Complicating matters is the possibility it employs DLSS.

Gonna be interesting to see for sure.

I'll chime in for DLSS - it is not a miracle solution, but it's really, really good. My kid's rig is based around RTX3060, they often opt to play at 40inch 1080p TV from 2 meters away (they just swivel the chair 90 degrees from monitor) and use DLSS Quality a lot in recent titles, which renders at 720p and then upscales for 1080p output - and surprisingly, that looks absolutely fine, so I'd say we'll see lot of that when really demanding 3rd party ports hit SW2.

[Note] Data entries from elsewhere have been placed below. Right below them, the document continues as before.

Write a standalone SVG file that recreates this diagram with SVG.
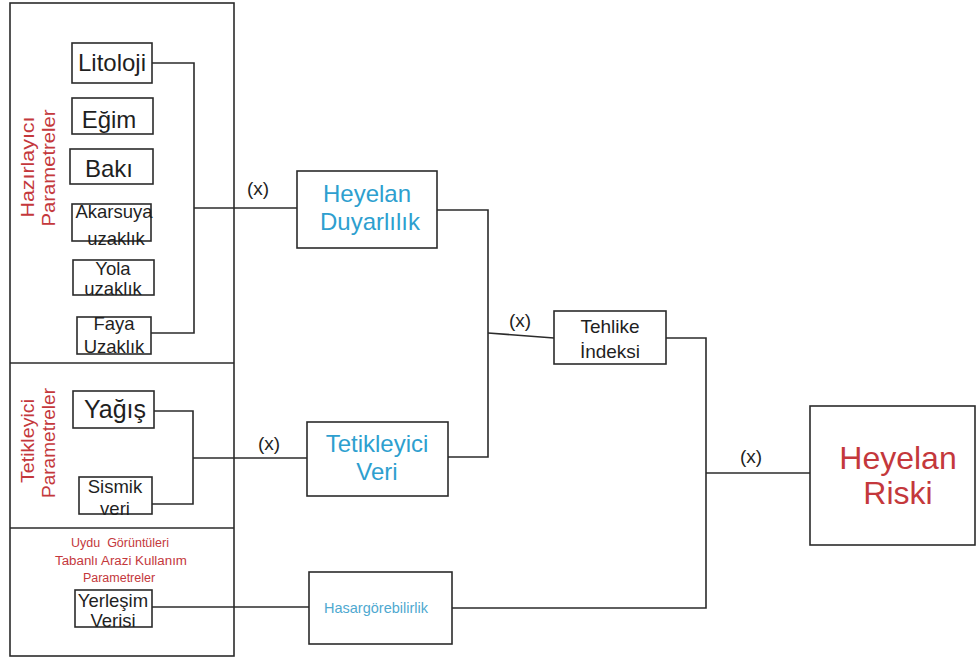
<svg xmlns="http://www.w3.org/2000/svg" width="976" height="662" viewBox="0 0 976 662">
  <style>
    .box { fill: #fff; stroke: #2b2b2b; stroke-width: 1.6; }
    .panel { fill: none; stroke: #2b2b2b; stroke-width: 1.6; }
    .wire { fill: none; stroke: #2b2b2b; stroke-width: 1.6; }
    text { font-family: "Liberation Sans", Arial, sans-serif; text-anchor: middle; }
    .k { fill: #1f1f1f; }
    .b { fill: #2e9fcf; }
    .lb { fill: #4fa9d0; }
    .r { fill: #c4383c; }
  </style>
  <rect width="976" height="662" fill="#fff"/>

  <!-- left parameter panel with three sections -->
  <g id="panel">
    <rect class="panel" x="10" y="3" width="224" height="653"/>
    <line class="panel" x1="10" y1="363" x2="234" y2="363"/>
    <line class="panel" x1="10" y1="528" x2="234" y2="528"/>
    <text class="r" font-size="18" transform="translate(34,167) rotate(-90)" textLength="101" lengthAdjust="spacingAndGlyphs">Hazırlayıcı</text>
    <text class="r" font-size="18" transform="translate(55,168) rotate(-90)" textLength="117" lengthAdjust="spacingAndGlyphs">Parametreler</text>
    <text class="r" font-size="18" transform="translate(34,441) rotate(-90)" textLength="84" lengthAdjust="spacingAndGlyphs">Tetikleyici</text>
    <text class="r" font-size="18" transform="translate(55,443) rotate(-90)" textLength="110" lengthAdjust="spacingAndGlyphs">Parametreler</text>
    <text class="r" font-size="12.5" x="120" y="547" xml:space="preserve">Uydu  Görüntüleri</text>
    <text class="r" font-size="12.5" x="121" y="565" textLength="132" lengthAdjust="spacingAndGlyphs">Tabanlı Arazi Kullanım</text>
    <text class="r" font-size="12.5" x="119" y="582">Parametreler</text>
  </g>

  <!-- connectors -->
  <g id="connectors">
    <polyline class="wire" points="152,63 194,63 194,333 151,333"/>
    <line class="wire" x1="194" y1="208" x2="297" y2="208"/>
    <polyline class="wire" points="154,411 193,411 193,504 152,504"/>
    <line class="wire" x1="193" y1="458" x2="307" y2="458"/>
    <polyline class="wire" points="437,210 488,210 488,457 448,457"/>
    <line class="wire" x1="488" y1="333" x2="554" y2="338"/>
    <polyline class="wire" points="666,338 706,338 706,608 452,608"/>
    <line class="wire" x1="706" y1="473" x2="810" y2="473"/>
    <line class="wire" x1="152" y1="607" x2="309" y2="607"/>
    <text class="k" font-size="19" x="258" y="195">(x)</text>
    <text class="k" font-size="19" x="269" y="450">(x)</text>
    <text class="k" font-size="19" x="520" y="327">(x)</text>
    <text class="k" font-size="19" x="751" y="463">(x)</text>
  </g>

  <g id="litoloji">
    <rect class="box" x="72" y="43" width="80" height="40"/>
    <text class="k" font-size="24" x="112" y="71">Litoloji</text>
  </g>
  <g id="egim">
    <rect class="box" x="72" y="98" width="81" height="36"/>
    <text class="k" font-size="24" x="109" y="128">Eğim</text>
  </g>
  <g id="baki">
    <rect class="box" x="70" y="149" width="83" height="35"/>
    <text class="k" font-size="24" x="109" y="177">Bakı</text>
  </g>
  <g id="akarsuya">
    <rect class="box" x="72" y="204" width="79" height="37"/>
    <text class="k" font-size="18.5" x="114" y="218">Akarsuya</text>
    <text class="k" font-size="18.5" x="116" y="245">uzaklık</text>
  </g>
  <g id="yola">
    <rect class="box" x="73" y="260" width="81" height="35"/>
    <text class="k" font-size="18.5" x="113" y="275">Yola</text>
    <text class="k" font-size="18.5" x="113" y="295">uzaklık</text>
  </g>
  <g id="faya">
    <rect class="box" x="77" y="317" width="74" height="37"/>
    <text class="k" font-size="18.5" x="114" y="330">Faya</text>
    <text class="k" font-size="18.5" x="114" y="353">Uzaklık</text>
  </g>
  <g id="yagis">
    <rect class="box" x="73" y="391" width="81" height="37"/>
    <text class="k" font-size="25" x="115" y="418">Yağış</text>
  </g>
  <g id="sismik">
    <rect class="box" x="79" y="477" width="73" height="37"/>
    <text class="k" font-size="18.5" x="115" y="493">Sismik</text>
    <text class="k" font-size="18.5" x="115" y="515">veri</text>
  </g>
  <g id="yerlesim">
    <rect class="box" x="75" y="590" width="77" height="37"/>
    <text class="k" font-size="18.5" x="113" y="607">Yerleşim</text>
    <text class="k" font-size="18.5" x="113" y="627">Verisi</text>
  </g>

  <g id="heyelan-duyarlilik">
    <rect class="box" x="297" y="171" width="140" height="77"/>
    <text class="b" font-size="24" x="367" y="202">Heyelan</text>
    <text class="b" font-size="24" x="370" y="230">Duyarlılık</text>
  </g>
  <g id="tetikleyici-veri">
    <rect class="box" x="307" y="422" width="141" height="74"/>
    <text class="b" font-size="24" x="377" y="452">Tetikleyici</text>
    <text class="b" font-size="24" x="377" y="480">Veri</text>
  </g>
  <g id="hasargorebilirlik">
    <rect class="box" x="309" y="572" width="143" height="72"/>
    <text class="lb" font-size="14.5" x="376" y="613">Hasargörebilirlik</text>
  </g>
  <g id="tehlike-indeksi">
    <rect class="box" x="554" y="311" width="112" height="53"/>
    <text class="k" font-size="19" x="610" y="333">Tehlike</text>
    <text class="k" font-size="19" x="610" y="358">İndeksi</text>
  </g>
  <g id="heyelan-riski">
    <rect class="box" x="810" y="406" width="165" height="139"/>
    <text class="r" font-size="32" x="898" y="469">Heyelan</text>
    <text class="r" font-size="32" x="898" y="504">Riski</text>
  </g>
</svg>
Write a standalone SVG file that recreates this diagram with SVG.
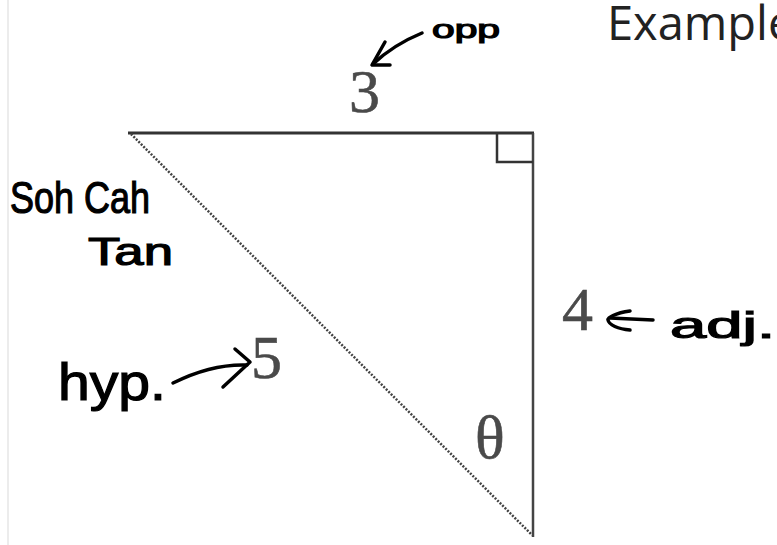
<svg xmlns="http://www.w3.org/2000/svg" width="777" height="545" viewBox="0 0 777 545">
<style>
.hand{font-family:"Liberation Sans","DejaVu Sans",sans-serif;fill:#000;stroke:#000;stroke-width:1.2}
.ink{fill:none;stroke:#000;stroke-width:3.5;stroke-linecap:round;stroke-linejoin:round}
.num{font-family:"Liberation Serif","DejaVu Serif",serif;fill:#4a4a4a;stroke:#4a4a4a;stroke-width:0.6;font-size:62px}
</style>
<rect width="777" height="545" fill="#fff"/>
<line x1="8" y1="0" x2="8" y2="545" stroke="#e6e6e6" stroke-width="1.5"/>
<g id="triangle">
<line x1="128" y1="133" x2="534" y2="133" stroke="#333" stroke-width="3"/>
<line x1="533" y1="133" x2="533" y2="537" stroke="#444" stroke-width="2.5"/>
<line x1="131" y1="134" x2="532" y2="535" stroke="#444" stroke-width="2.5" stroke-dasharray="2 1.5"/>
<polyline points="497,133 497,162 533,162" fill="none" stroke="#333" stroke-width="2.5"/>
</g>
<g id="labels">
<text class="num" x="349" y="112">3</text>
<text class="num" x="562" y="330">4</text>
<text class="num" x="251" y="378">5</text>
<text class="num" x="475" y="458">θ</text>
<text x="607" y="40" font-family="'Open Sans','Liberation Sans',sans-serif" font-size="47" fill="#222">Example</text>
</g>
<g id="handwriting">
<text class="hand" x="432" y="38" font-size="25" textLength="68" lengthAdjust="spacingAndGlyphs">opp</text>
<text class="hand" x="10" y="213" font-size="44" textLength="140" lengthAdjust="spacingAndGlyphs">Soh Cah</text>
<text class="hand" x="88" y="265" font-size="38" textLength="85" lengthAdjust="spacingAndGlyphs">Tan</text>
<text class="hand" x="58" y="400" font-size="52" textLength="108" lengthAdjust="spacingAndGlyphs">hyp.</text>
<text class="hand" x="670" y="338" font-size="36" textLength="105" lengthAdjust="spacingAndGlyphs">adj.</text>
</g>
<g id="connectors">
<path class="ink" d="M422,33 C405,40 390,48 373,64"/>
<path class="ink" d="M385,42 L372,65 L390,65"/>
<path class="ink" d="M173,383 C195,372 220,364 247,365"/>
<path class="ink" d="M235,349 L250,362 L223,387"/>
<path class="ink" d="M610,318 L653,320"/>
<path class="ink" d="M630,311 C615,313 607,318 608,320 C609,325 618,329 630,330"/>
</g>
</svg>
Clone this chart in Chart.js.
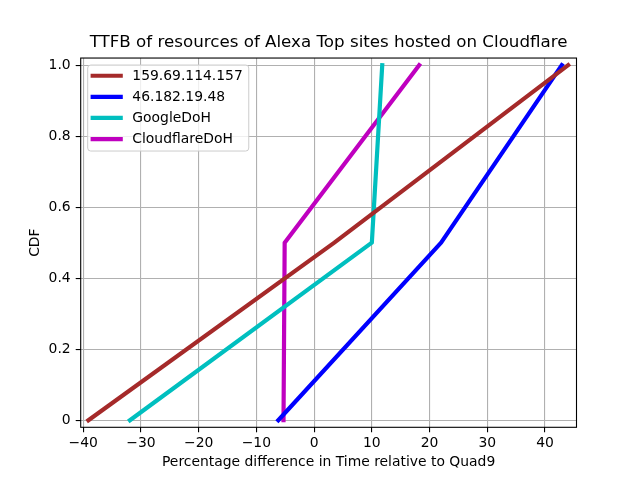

My experience aligns with yours.  I think DLSS works really well for 720p rendering (or better).  It loses quality quickly when going from super low, like 540p, to 1080p.  

I'll add, I absolutely cannot tell the difference between 4K quality and native 4k.  I just cannot.  It is a great benefit to gaming to get a 4k image without wasting the resources.  Though to be fair, IMO, the difference between 4k and 1440p is negligible on a 55-inch screen.  Perhaps on massive 75-inch screens there is a difference, but 1440p (for most people) seems more than enough. 

Personally, I think the resolution wars need to stop, and developers should focus on fps.  Given a choice between 4k at 60 fps or 1440p at 120 fps...  the latter all day long.